The establishment of Cacheu dates back to a first fort built in 1588 by Manuel Lopes Cardoso, with the function of defending the feitoria founded in the region, erected with the permission of the local king, and which had been attacked by the English in 1567. In addition to ensuring the Portuguese military presence, it provided important support for the trade in manufactured fabrics, ivory and slaves.

The current fort was started in 1641 by the captain-major Gonçalo Gambôa de Ayalla do defend the place from Spanish ships.

To encourage trade, the Company of Cacheu and Rivers and Commerce of Guinea was founded on 1675. On May 19, 1676, had its privileges confirmed by the Crown, namely: the right to trade on the coast of Guinea and in the archipelago of Cape Verde, as well as slaves for the Metropolis, the overseas domains and Spanish America. It ceased its activities in 1682. It was replaced by the Cacheu and Cape Verde Company in 1690, which relocated its activities to Bissau.
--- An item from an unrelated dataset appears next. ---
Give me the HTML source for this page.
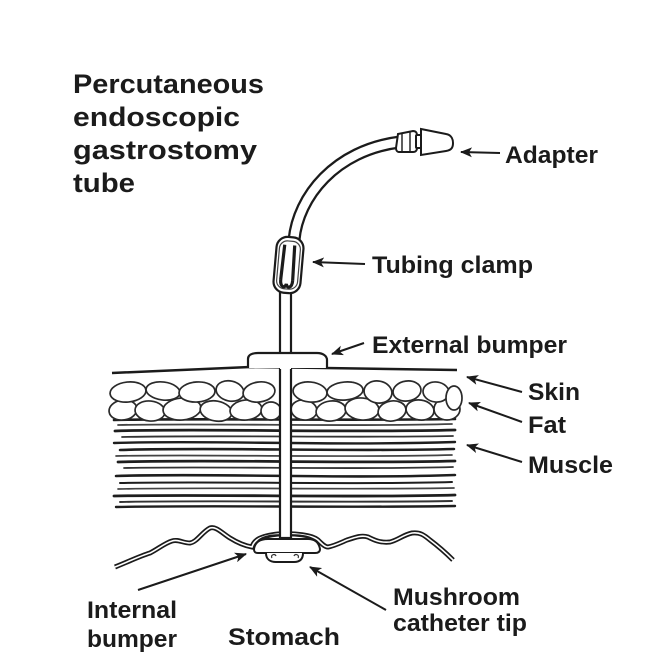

The town of Cacheu developed next to the fort, composed of two neighborhoods: Vila Fria closer to the river where the Portuguese resided, composed of two streets Rua Direita and Rua de Santo António, and the Vila Quente, where the native Guineans lived, further from the river and composed of thatched adobe houses.

Administratively, the region was dependent on Cape Verde until the creation of the province of Portuguese Guinea, in 1879.

The fort is illustrated on a Portuguese postage stamp from 1946, from the series commemorating the "5th Centenary of the Discovery of Guinea", with a face value of 30 escudos.

The restoration work of the former Portuguese fort was carried out from January to March 2004, with resources of around one hundred thousand Euros, made available by the Union of Capital Cities of Portuguese Official Language (UCCLA). In order to ensure its use as a leisure and cultural area, in addition to promoting tourism, the redevelopment of its interior was promoted, where various leisure facilities were installed and the statues of Portuguese navigators Gonçalves Zarco and Nuno Tristão, the first Europeans to reach the coasts of Guinea in the 15th century. In the old service buildings, a library and social rooms were installed.

==Features==
The fort, of small dimensions, has a plan in the shape of a rectangle, 26 meters long by 24 meters wide, with small bulwarks at the edges. The walls, in mortared stone, are about four meters high and one meter thick. It was equipped with sixteen pieces. The gate-of-arms, over five feet wide, is its only access.